Will raked a hand through his thinning hair. “What is he up to now?” he muttered more to himself than anyone present.
Sister Walker reached for her notebook and a pencil. “What did he say to you?”
“That you couldn’t be trusted. That you’ve been lying to us all along,” Sam said. “Guess he was right about that. I’m the con who got conned.”
“Please. I need you to remember what you saw and precisely what he said to you. It’s vitally important,” Sister Walker said.
“We’re not telling you anything else, Miss Walker,” Memphis said. “Not till you’re honest with us. For once.”
“You have a right to feel upset, Memphis, but—”
Memphis’s voice boomed. “Stop telling me what I have a right to feel and start telling us the truth!”
Sister Walker seemed the slightest bit rattled, but then she collected herself. She stood tall, smoothing a hand down her dress and speaking with a curated calm. “All right, then. Yes. It was us. All of us at the Department of Paranormal—Will, Rotke, Jake, Miriam, and me. We opened that door to the world of the dead. We were as naive as we were ambitious. The King of Crows baited us, and we took that bait without question. We let him into our world with our ignorance. We made a mistake, and now that mistake is back to haunt us with a vengeance.”
“We assumed that because the experiment had been a catastrophic failure, that was the end of it, and the opening into that world had been sealed once more,” Will continued. “The government shut down the Department of Paranormal. Margaret burned the files so that the experiment could never be repeated. She paid the price for that.”
“I was imprisoned until they decided I was no longer a threat,” Sister Walker said. “They left me with nothing.”
“For years, there was no sign of any activity. We had no reason to suspect that there was anything to fear.
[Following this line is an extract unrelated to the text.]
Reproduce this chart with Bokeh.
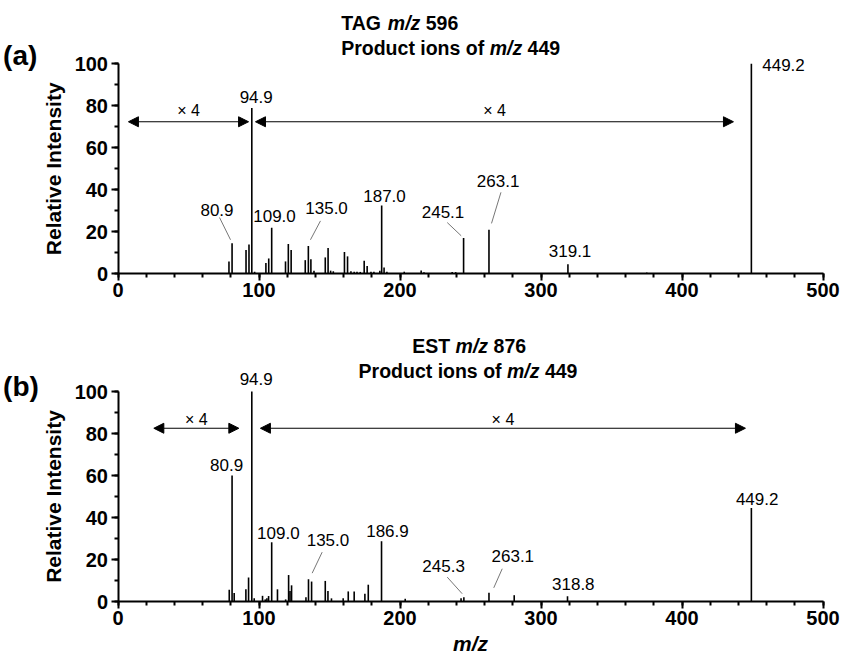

And then the signs started: Ghost sightings. Hauntings. A sinister presence lurking in the country. I tried to ignore it. To pretend it was anything other than what it really was. But soon, it became apparent: The door had never fully closed. That energy was leaking into our world. And with it, the King of Crows. He has some game he’s playing, but we don’t know what it is, and that is the truth. Cornelius tried to warn me about him, but I wouldn’t listen. Liberty Anne had told him to be careful. And now I am telling you: The man in the stovepipe hat is cunning and cruel. He is ruthless in his desires, and not to be trusted,” Will insisted.
“Are you describing him or yourself?” Evie snapped.
“You are our only hope of getting the answers we need about him if we’re to be safe from him and his army. Your powers joined together in purpose can heal that breach at last! We cannot stop our work now. You’ve seen for yourselves that the storm isn’t just coming—it’s here. It’s here, and we must stop it from getting worse before it’s too late!” Sister Walker said.
“See, that’s your generation all over—you muck up everything and then expect us to fix your messes,” Sam growled.
“I understand your anger. Mistakes were made,” Will said.
Evie’s eyes flashed. “No! You. Made. Mistakes. You were the one who talked about our choices. About evil being what humans bring about. You made evil.”